┏━━

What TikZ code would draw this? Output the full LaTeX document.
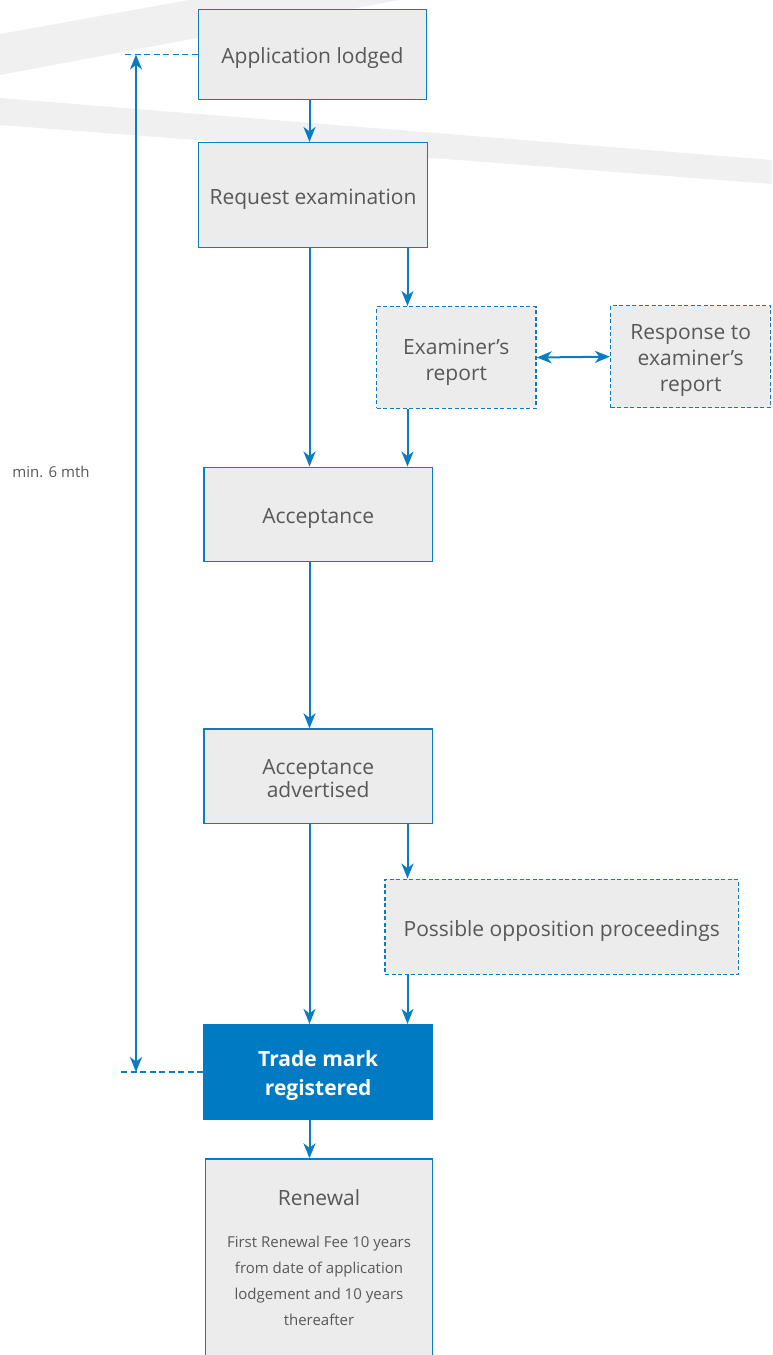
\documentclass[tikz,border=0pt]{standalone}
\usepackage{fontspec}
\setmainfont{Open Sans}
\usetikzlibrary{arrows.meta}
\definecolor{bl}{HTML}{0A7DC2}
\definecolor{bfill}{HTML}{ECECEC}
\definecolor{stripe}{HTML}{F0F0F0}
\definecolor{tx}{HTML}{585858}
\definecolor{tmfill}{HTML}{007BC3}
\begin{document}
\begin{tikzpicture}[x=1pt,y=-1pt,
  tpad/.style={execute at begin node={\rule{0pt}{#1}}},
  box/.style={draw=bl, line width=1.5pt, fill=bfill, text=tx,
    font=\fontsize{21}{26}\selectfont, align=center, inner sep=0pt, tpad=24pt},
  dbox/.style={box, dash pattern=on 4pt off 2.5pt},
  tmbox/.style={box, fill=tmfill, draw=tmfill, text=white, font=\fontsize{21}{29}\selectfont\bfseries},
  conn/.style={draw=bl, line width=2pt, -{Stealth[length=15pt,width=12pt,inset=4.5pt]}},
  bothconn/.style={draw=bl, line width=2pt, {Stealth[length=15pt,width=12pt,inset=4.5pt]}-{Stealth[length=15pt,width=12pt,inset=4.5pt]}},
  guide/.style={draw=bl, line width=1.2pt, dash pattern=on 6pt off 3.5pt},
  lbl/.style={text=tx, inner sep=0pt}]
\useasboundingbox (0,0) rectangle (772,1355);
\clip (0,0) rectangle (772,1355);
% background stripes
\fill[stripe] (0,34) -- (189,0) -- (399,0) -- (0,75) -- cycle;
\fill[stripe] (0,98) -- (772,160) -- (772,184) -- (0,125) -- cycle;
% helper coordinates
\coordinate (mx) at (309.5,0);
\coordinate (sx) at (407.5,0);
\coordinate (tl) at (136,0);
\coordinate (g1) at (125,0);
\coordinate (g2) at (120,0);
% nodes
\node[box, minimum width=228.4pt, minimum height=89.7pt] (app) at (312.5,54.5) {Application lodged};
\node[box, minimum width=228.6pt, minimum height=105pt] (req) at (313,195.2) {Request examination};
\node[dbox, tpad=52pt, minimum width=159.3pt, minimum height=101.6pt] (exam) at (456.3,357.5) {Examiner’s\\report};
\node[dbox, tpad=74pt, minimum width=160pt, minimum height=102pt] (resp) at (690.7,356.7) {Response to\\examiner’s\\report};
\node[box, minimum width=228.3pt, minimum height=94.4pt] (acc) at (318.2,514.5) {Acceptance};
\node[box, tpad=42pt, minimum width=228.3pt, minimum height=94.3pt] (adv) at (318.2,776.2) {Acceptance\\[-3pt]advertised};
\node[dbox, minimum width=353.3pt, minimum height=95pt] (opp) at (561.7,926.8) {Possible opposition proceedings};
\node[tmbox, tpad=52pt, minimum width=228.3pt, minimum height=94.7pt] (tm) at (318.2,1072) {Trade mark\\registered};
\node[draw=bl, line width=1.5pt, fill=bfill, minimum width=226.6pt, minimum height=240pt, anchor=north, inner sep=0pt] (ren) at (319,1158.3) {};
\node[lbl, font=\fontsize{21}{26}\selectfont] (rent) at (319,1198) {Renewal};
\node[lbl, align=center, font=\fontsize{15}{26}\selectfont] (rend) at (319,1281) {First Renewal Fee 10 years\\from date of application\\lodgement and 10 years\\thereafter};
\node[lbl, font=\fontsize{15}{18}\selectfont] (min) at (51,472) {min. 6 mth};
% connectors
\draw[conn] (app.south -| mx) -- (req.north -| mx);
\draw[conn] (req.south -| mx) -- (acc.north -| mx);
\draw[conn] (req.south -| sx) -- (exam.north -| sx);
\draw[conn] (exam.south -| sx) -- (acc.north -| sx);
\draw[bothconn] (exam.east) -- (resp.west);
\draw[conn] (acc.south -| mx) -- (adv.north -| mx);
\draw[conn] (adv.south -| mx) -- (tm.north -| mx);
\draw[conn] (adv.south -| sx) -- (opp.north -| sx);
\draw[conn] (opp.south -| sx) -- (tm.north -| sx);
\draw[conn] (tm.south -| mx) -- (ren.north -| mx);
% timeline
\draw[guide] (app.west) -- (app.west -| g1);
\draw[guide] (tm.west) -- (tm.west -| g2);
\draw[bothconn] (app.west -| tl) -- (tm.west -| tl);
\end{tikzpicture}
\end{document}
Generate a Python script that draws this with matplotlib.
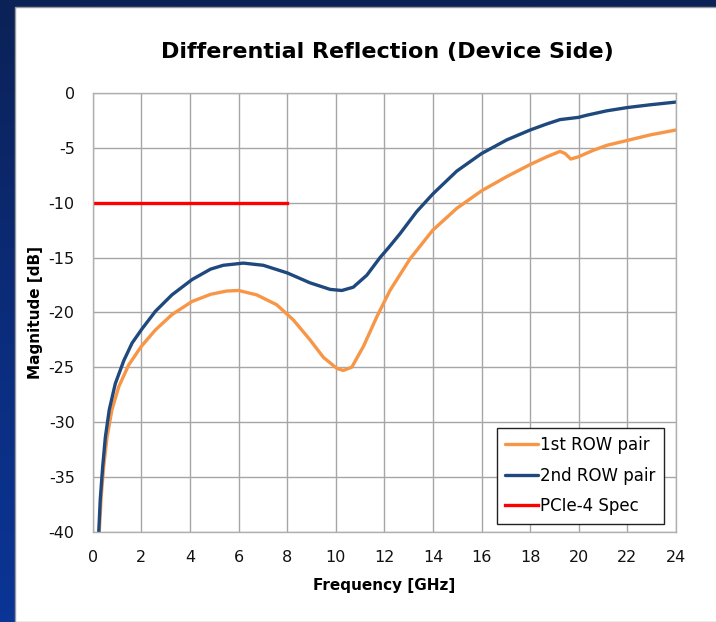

┗━━

* [Exercise directions]:
Which lines contain "this"? Copy each of them out.

* [The response]:
What TikZ code would draw this? Output the full LaTeX document.
Generate a Python script that draws this with matplotlib.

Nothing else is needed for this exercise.